§ **Instruction**: Each entry below should be reproduced character for character.

§ **Records with drawing code**:
-------

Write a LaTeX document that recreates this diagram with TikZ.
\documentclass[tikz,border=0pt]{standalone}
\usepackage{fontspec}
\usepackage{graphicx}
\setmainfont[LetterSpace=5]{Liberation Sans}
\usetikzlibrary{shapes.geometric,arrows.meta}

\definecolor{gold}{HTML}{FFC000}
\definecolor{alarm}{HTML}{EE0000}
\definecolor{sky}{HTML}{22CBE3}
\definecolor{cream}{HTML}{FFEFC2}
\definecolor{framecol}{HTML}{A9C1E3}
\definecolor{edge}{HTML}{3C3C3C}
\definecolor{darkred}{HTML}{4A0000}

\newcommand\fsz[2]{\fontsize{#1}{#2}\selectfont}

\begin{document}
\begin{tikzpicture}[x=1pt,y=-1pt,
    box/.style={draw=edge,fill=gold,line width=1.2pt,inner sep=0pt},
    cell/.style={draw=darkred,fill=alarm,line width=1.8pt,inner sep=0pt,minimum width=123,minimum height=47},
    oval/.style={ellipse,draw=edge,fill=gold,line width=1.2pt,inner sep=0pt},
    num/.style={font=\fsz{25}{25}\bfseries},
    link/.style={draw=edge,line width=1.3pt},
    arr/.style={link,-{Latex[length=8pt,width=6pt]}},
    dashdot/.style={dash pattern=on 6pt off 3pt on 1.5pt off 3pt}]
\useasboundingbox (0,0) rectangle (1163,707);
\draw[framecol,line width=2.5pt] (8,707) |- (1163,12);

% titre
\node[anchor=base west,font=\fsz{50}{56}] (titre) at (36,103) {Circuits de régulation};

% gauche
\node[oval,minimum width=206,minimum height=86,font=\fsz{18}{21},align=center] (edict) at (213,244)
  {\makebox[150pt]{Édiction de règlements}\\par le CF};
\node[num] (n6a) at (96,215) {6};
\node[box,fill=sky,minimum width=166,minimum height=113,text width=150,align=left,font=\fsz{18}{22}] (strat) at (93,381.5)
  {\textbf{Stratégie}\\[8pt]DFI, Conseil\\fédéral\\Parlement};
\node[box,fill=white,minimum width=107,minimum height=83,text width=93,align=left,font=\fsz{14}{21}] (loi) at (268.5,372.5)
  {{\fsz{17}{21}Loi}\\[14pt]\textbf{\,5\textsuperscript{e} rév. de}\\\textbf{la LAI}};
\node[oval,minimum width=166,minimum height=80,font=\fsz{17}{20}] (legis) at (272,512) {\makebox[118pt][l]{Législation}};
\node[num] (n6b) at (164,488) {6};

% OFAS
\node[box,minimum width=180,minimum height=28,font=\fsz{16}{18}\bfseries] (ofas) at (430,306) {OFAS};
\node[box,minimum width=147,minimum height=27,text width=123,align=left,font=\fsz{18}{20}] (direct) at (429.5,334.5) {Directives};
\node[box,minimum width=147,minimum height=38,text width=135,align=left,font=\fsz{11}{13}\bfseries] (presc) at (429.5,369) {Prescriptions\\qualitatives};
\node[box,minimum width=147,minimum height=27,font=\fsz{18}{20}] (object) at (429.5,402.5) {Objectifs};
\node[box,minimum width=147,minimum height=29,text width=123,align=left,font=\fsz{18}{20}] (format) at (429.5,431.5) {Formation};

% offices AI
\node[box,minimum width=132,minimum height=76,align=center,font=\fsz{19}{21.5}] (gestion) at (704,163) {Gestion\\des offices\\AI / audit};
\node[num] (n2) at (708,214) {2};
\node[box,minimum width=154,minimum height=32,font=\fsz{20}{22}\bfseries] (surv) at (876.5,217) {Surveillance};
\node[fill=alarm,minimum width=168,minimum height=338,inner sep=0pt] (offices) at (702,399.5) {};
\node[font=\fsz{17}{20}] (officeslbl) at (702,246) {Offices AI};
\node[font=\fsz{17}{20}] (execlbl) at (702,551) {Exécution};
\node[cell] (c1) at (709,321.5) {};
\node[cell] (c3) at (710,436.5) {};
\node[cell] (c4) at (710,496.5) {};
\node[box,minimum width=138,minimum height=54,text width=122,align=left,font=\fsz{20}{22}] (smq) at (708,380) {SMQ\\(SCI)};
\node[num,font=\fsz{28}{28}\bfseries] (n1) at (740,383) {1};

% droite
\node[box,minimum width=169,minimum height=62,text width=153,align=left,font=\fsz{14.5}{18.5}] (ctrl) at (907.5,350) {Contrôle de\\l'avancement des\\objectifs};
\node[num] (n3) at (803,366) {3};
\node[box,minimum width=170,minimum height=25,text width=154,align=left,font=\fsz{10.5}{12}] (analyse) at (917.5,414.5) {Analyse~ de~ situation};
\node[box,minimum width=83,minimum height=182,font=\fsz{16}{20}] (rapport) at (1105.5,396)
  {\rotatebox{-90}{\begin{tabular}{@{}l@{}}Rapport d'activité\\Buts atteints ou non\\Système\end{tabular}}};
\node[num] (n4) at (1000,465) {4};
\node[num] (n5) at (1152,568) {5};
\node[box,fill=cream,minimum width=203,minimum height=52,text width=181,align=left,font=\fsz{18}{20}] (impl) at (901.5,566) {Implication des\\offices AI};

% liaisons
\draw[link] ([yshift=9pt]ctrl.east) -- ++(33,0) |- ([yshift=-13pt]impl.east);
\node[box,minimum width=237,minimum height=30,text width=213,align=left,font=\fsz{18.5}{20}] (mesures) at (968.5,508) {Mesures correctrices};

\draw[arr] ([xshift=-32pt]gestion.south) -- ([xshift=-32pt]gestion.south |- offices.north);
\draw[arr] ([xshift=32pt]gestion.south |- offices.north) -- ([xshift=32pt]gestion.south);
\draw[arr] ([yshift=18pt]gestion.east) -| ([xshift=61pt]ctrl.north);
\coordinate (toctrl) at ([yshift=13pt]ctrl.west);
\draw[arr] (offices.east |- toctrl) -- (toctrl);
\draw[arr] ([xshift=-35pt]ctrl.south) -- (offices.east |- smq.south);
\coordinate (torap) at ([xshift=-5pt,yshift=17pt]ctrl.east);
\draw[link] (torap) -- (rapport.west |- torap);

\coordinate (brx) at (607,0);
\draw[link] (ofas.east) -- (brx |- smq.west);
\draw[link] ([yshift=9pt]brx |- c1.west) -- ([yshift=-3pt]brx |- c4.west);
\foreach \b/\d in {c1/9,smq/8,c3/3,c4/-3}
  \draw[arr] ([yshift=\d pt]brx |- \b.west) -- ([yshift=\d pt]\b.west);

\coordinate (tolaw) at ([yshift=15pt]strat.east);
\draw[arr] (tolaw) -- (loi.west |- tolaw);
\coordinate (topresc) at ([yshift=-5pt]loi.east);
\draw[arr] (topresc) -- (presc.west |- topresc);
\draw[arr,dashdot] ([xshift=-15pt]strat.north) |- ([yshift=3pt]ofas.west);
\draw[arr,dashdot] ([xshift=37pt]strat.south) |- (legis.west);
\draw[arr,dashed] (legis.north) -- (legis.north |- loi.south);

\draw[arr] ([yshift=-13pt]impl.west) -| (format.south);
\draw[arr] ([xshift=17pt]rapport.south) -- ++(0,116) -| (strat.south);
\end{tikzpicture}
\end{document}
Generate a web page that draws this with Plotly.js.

-------

§ **Full output**:
Write a LaTeX document that recreates this diagram with TikZ.
\documentclass[tikz,border=0pt]{standalone}
\usepackage{fontspec}
\usepackage{graphicx}
\setmainfont[LetterSpace=5]{Liberation Sans}
\usetikzlibrary{shapes.geometric,arrows.meta}

\definecolor{gold}{HTML}{FFC000}
\definecolor{alarm}{HTML}{EE0000}
\definecolor{sky}{HTML}{22CBE3}
\definecolor{cream}{HTML}{FFEFC2}
\definecolor{framecol}{HTML}{A9C1E3}
\definecolor{edge}{HTML}{3C3C3C}
\definecolor{darkred}{HTML}{4A0000}

\newcommand\fsz[2]{\fontsize{#1}{#2}\selectfont}

\begin{document}
\begin{tikzpicture}[x=1pt,y=-1pt,
    box/.style={draw=edge,fill=gold,line width=1.2pt,inner sep=0pt},
    cell/.style={draw=darkred,fill=alarm,line width=1.8pt,inner sep=0pt,minimum width=123,minimum height=47},
    oval/.style={ellipse,draw=edge,fill=gold,line width=1.2pt,inner sep=0pt},
    num/.style={font=\fsz{25}{25}\bfseries},
    link/.style={draw=edge,line width=1.3pt},
    arr/.style={link,-{Latex[length=8pt,width=6pt]}},
    dashdot/.style={dash pattern=on 6pt off 3pt on 1.5pt off 3pt}]
\useasboundingbox (0,0) rectangle (1163,707);
\draw[framecol,line width=2.5pt] (8,707) |- (1163,12);

% titre
\node[anchor=base west,font=\fsz{50}{56}] (titre) at (36,103) {Circuits de régulation};

% gauche
\node[oval,minimum width=206,minimum height=86,font=\fsz{18}{21},align=center] (edict) at (213,244)
  {\makebox[150pt]{Édiction de règlements}\\par le CF};
\node[num] (n6a) at (96,215) {6};
\node[box,fill=sky,minimum width=166,minimum height=113,text width=150,align=left,font=\fsz{18}{22}] (strat) at (93,381.5)
  {\textbf{Stratégie}\\[8pt]DFI, Conseil\\fédéral\\Parlement};
\node[box,fill=white,minimum width=107,minimum height=83,text width=93,align=left,font=\fsz{14}{21}] (loi) at (268.5,372.5)
  {{\fsz{17}{21}Loi}\\[14pt]\textbf{\,5\textsuperscript{e} rév. de}\\\textbf{la LAI}};
\node[oval,minimum width=166,minimum height=80,font=\fsz{17}{20}] (legis) at (272,512) {\makebox[118pt][l]{Législation}};
\node[num] (n6b) at (164,488) {6};

% OFAS
\node[box,minimum width=180,minimum height=28,font=\fsz{16}{18}\bfseries] (ofas) at (430,306) {OFAS};
\node[box,minimum width=147,minimum height=27,text width=123,align=left,font=\fsz{18}{20}] (direct) at (429.5,334.5) {Directives};
\node[box,minimum width=147,minimum height=38,text width=135,align=left,font=\fsz{11}{13}\bfseries] (presc) at (429.5,369) {Prescriptions\\qualitatives};
\node[box,minimum width=147,minimum height=27,font=\fsz{18}{20}] (object) at (429.5,402.5) {Objectifs};
\node[box,minimum width=147,minimum height=29,text width=123,align=left,font=\fsz{18}{20}] (format) at (429.5,431.5) {Formation};

% offices AI
\node[box,minimum width=132,minimum height=76,align=center,font=\fsz{19}{21.5}] (gestion) at (704,163) {Gestion\\des offices\\AI / audit};
\node[num] (n2) at (708,214) {2};
\node[box,minimum width=154,minimum height=32,font=\fsz{20}{22}\bfseries] (surv) at (876.5,217) {Surveillance};
\node[fill=alarm,minimum width=168,minimum height=338,inner sep=0pt] (offices) at (702,399.5) {};
\node[font=\fsz{17}{20}] (officeslbl) at (702,246) {Offices AI};
\node[font=\fsz{17}{20}] (execlbl) at (702,551) {Exécution};
\node[cell] (c1) at (709,321.5) {};
\node[cell] (c3) at (710,436.5) {};
\node[cell] (c4) at (710,496.5) {};
\node[box,minimum width=138,minimum height=54,text width=122,align=left,font=\fsz{20}{22}] (smq) at (708,380) {SMQ\\(SCI)};
\node[num,font=\fsz{28}{28}\bfseries] (n1) at (740,383) {1};

% droite
\node[box,minimum width=169,minimum height=62,text width=153,align=left,font=\fsz{14.5}{18.5}] (ctrl) at (907.5,350) {Contrôle de\\l'avancement des\\objectifs};
\node[num] (n3) at (803,366) {3};
\node[box,minimum width=170,minimum height=25,text width=154,align=left,font=\fsz{10.5}{12}] (analyse) at (917.5,414.5) {Analyse~ de~ situation};
\node[box,minimum width=83,minimum height=182,font=\fsz{16}{20}] (rapport) at (1105.5,396)
  {\rotatebox{-90}{\begin{tabular}{@{}l@{}}Rapport d'activité\\Buts atteints ou non\\Système\end{tabular}}};
\node[num] (n4) at (1000,465) {4};
\node[num] (n5) at (1152,568) {5};
\node[box,fill=cream,minimum width=203,minimum height=52,text width=181,align=left,font=\fsz{18}{20}] (impl) at (901.5,566) {Implication des\\offices AI};

% liaisons
\draw[link] ([yshift=9pt]ctrl.east) -- ++(33,0) |- ([yshift=-13pt]impl.east);
\node[box,minimum width=237,minimum height=30,text width=213,align=left,font=\fsz{18.5}{20}] (mesures) at (968.5,508) {Mesures correctrices};

\draw[arr] ([xshift=-32pt]gestion.south) -- ([xshift=-32pt]gestion.south |- offices.north);
\draw[arr] ([xshift=32pt]gestion.south |- offices.north) -- ([xshift=32pt]gestion.south);
\draw[arr] ([yshift=18pt]gestion.east) -| ([xshift=61pt]ctrl.north);
\coordinate (toctrl) at ([yshift=13pt]ctrl.west);
\draw[arr] (offices.east |- toctrl) -- (toctrl);
\draw[arr] ([xshift=-35pt]ctrl.south) -- (offices.east |- smq.south);
\coordinate (torap) at ([xshift=-5pt,yshift=17pt]ctrl.east);
\draw[link] (torap) -- (rapport.west |- torap);

\coordinate (brx) at (607,0);
\draw[link] (ofas.east) -- (brx |- smq.west);
\draw[link] ([yshift=9pt]brx |- c1.west) -- ([yshift=-3pt]brx |- c4.west);
\foreach \b/\d in {c1/9,smq/8,c3/3,c4/-3}
  \draw[arr] ([yshift=\d pt]brx |- \b.west) -- ([yshift=\d pt]\b.west);

\coordinate (tolaw) at ([yshift=15pt]strat.east);
\draw[arr] (tolaw) -- (loi.west |- tolaw);
\coordinate (topresc) at ([yshift=-5pt]loi.east);
\draw[arr] (topresc) -- (presc.west |- topresc);
\draw[arr,dashdot] ([xshift=-15pt]strat.north) |- ([yshift=3pt]ofas.west);
\draw[arr,dashdot] ([xshift=37pt]strat.south) |- (legis.west);
\draw[arr,dashed] (legis.north) -- (legis.north |- loi.south);

\draw[arr] ([yshift=-13pt]impl.west) -| (format.south);
\draw[arr] ([xshift=17pt]rapport.south) -- ++(0,116) -| (strat.south);
\end{tikzpicture}
\end{document}
Generate a web page that draws this with Plotly.js.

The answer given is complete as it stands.